• Exercise details
Stop after the line containing "ticklabelstandoff=18)": print each line exactly from the first line of the listing up to that point.

§

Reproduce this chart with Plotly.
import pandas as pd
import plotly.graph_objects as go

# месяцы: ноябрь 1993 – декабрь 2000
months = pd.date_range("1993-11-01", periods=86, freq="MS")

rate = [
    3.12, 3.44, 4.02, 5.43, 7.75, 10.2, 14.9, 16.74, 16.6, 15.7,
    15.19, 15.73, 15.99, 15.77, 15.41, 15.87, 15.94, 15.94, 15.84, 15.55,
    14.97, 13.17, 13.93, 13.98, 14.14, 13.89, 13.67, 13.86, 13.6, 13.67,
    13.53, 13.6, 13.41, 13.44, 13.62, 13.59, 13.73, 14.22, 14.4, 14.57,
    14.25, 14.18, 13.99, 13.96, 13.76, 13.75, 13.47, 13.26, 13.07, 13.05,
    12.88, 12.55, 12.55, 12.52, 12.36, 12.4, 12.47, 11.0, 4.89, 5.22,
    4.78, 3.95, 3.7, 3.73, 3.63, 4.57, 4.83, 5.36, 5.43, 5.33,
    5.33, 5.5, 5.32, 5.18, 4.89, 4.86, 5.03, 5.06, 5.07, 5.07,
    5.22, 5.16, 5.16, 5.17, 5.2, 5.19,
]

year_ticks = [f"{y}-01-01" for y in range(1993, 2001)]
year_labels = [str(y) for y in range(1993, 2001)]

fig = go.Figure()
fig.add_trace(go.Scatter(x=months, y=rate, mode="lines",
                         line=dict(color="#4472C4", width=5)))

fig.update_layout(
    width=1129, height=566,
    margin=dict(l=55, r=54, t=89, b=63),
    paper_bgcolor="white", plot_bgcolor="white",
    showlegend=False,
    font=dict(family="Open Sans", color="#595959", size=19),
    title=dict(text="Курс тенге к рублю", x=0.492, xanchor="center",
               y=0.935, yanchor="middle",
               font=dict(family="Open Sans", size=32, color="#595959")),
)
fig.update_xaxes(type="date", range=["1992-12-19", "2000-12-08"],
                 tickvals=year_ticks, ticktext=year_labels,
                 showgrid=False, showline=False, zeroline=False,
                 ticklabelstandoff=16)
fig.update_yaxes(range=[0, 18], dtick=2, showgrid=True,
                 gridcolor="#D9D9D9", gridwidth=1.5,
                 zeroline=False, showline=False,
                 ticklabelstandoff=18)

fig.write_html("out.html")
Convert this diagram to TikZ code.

§

• Written solution
Reproduce this chart with Plotly.
import pandas as pd
import plotly.graph_objects as go

# месяцы: ноябрь 1993 – декабрь 2000
months = pd.date_range("1993-11-01", periods=86, freq="MS")

rate = [
    3.12, 3.44, 4.02, 5.43, 7.75, 10.2, 14.9, 16.74, 16.6, 15.7,
    15.19, 15.73, 15.99, 15.77, 15.41, 15.87, 15.94, 15.94, 15.84, 15.55,
    14.97, 13.17, 13.93, 13.98, 14.14, 13.89, 13.67, 13.86, 13.6, 13.67,
    13.53, 13.6, 13.41, 13.44, 13.62, 13.59, 13.73, 14.22, 14.4, 14.57,
    14.25, 14.18, 13.99, 13.96, 13.76, 13.75, 13.47, 13.26, 13.07, 13.05,
    12.88, 12.55, 12.55, 12.52, 12.36, 12.4, 12.47, 11.0, 4.89, 5.22,
    4.78, 3.95, 3.7, 3.73, 3.63, 4.57, 4.83, 5.36, 5.43, 5.33,
    5.33, 5.5, 5.32, 5.18, 4.89, 4.86, 5.03, 5.06, 5.07, 5.07,
    5.22, 5.16, 5.16, 5.17, 5.2, 5.19,
]

year_ticks = [f"{y}-01-01" for y in range(1993, 2001)]
year_labels = [str(y) for y in range(1993, 2001)]

fig = go.Figure()
fig.add_trace(go.Scatter(x=months, y=rate, mode="lines",
                         line=dict(color="#4472C4", width=5)))

fig.update_layout(
    width=1129, height=566,
    margin=dict(l=55, r=54, t=89, b=63),
    paper_bgcolor="white", plot_bgcolor="white",
    showlegend=False,
    font=dict(family="Open Sans", color="#595959", size=19),
    title=dict(text="Курс тенге к рублю", x=0.492, xanchor="center",
               y=0.935, yanchor="middle",
               font=dict(family="Open Sans", size=32, color="#595959")),
)
fig.update_xaxes(type="date", range=["1992-12-19", "2000-12-08"],
                 tickvals=year_ticks, ticktext=year_labels,
                 showgrid=False, showline=False, zeroline=False,
                 ticklabelstandoff=16)
fig.update_yaxes(range=[0, 18], dtick=2, showgrid=True,
                 gridcolor="#D9D9D9", gridwidth=1.5,
                 zeroline=False, showline=False,
                 ticklabelstandoff=18)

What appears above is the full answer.